Living a happy life doesn’t always seem to be synonymous with being a good lawyer. While in a sense, this is an absurdity – any happy, fulfilled professional might be better placed to manage the crises of others – fitting in mindfulness, meditation, and yoga alongside 24/7 client emails and constant court deadlines could seem impossible. Managing the impossible, and exploring a journey from ‘unhappiness to happiness’ are the themes of Episode 2 of popular podcast, Happy Lawyer Happy Life, sponsored by The College of Law.
In this Insights episode recap, host Clarissa Rayward speaks with senior associate and family lawyer, Fiona Caulley.
“About five years ago, I went through a period where I was surviving, but not thriving,” Caulley observed. Plagued by perpetual illness and low immunity, she found herself – for the first time in her career – not wanting to go to work. “It was quite foreign to me,” she said. “I appreciated that there was always going to be external things going on and I needed to develop some strategies to become more resilient. It was a bit of a wake-up call to take some time out and really reassess my approach.”
Inspired by a university lecturer, Caulley started her career as a registrar’s assistant at the Family Court. “Sitting in court with the registrars, being able to see how everybody operated gave me a really unique position,” enthused Caulley. It also led her to her first job as a lawyer, working alongside Hamish Cumming.
“It was just Hamish and I along with some support staff, so I was very much thrown in the deep end from the word go. From the first day, I had a number of court appearances throughout Sydney. At times, it was overwhelming.”
Assisted by Cumming and his broader network of senior lawyers, Caulley progressed and returned to Brisbane. However, about a decade into her career, beleaguered by recurring illness and inexplicable lack of motivation, she took a month off.
“I started with yoga and mindfulness, and developed an interest in wellness as a whole, including diet and nutrition,” said Caulley. Over the ensuing five years, Caulley began to adapt her lifestyle to further develop her resilience and support her demanding career.
“Three mornings a week, I do personal yoga tuition, starting at 5.30am for 90 minutes of yoga and meditation. It was a really profound change in terms of my ability to manage stress, so I will always try to keep that appointment with myself.”
Essential to Caulley’s approach was acknowledging that external circumstances are beyond one’s control, but one’s responses – rather than reactions – can be more controlled, and considered.
“It’s about being conscious about your thoughts, actions and how you approach things,” explained Caulley. “Consciously considering what you do before you do it. Being present encapsulates it perfectly.” Given her work, Caulley acknowledged she is often interacting with people during heightened emotional crises, perhaps the worst of their lives. “It’s the most important issue for them at that point in time,” observed Caulley. “You need to be empathetic with where they’re at.”

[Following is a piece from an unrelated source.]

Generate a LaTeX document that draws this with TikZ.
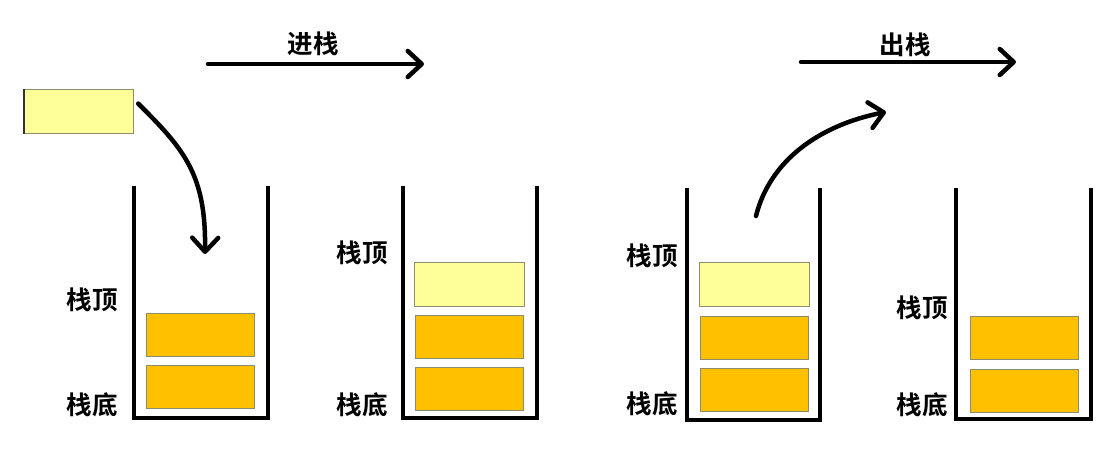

“Objectively, there are so many scientific studies about how meditation changes the brain,” said Caulley. Meditation, she said, encourages “a far better ability to think more clearly and be more mindful about our communication with others. It’s worth looking at how we can use that professionally.”
Practically speaking, for Caulley this might mean giving pause before sending an email or making a phone call. “Be more mindful of what that person is going through at that particular point in time,” Caulley urged. “Respond rather than react. It’s certainly always my preference to have a conversation with somebody, particularly about difficult issues.”
Implicit in this approach is the need to effectively allot time to just ‘be human’. In Caulley’s office, this involves a regular half-hour morning tea. “It’s an opportunity to take a break and connect with the team. Everyone in the firm stops, vents about things that are going on in our respective days, gets to know each other and has a bit of a laugh. At the end of that half hour, you do go back to your desk and focus. You’re less inclined to pop into people’s offices and have a chat.”
“I think there are ways to carve out time in your own way. It doesn’t have to cost a lot or take a lot of time. It’s about honing in to what works for you. It could be a jog during lunch or fifteen minutes of stretches in the morning.”
For younger lawyers in a competitive job market, Caulley advised authenticity. “It’s really important to be you. It’s easy to have pre-conceived ideas about your goals, and how quickly you should achieve them.”
Rather than a guarded, goal-driven approach, Caulley suggested seeking out mentors and building relationships with people “able to bring out the best in you.”
“Be really friendly and helpful – if you give that out, people will reciprocate. I’ve been so fortunate to work with some amazing people, and I’ve been able to take little bits of the way they do things and make them my own, in a way that’s authentic to me.”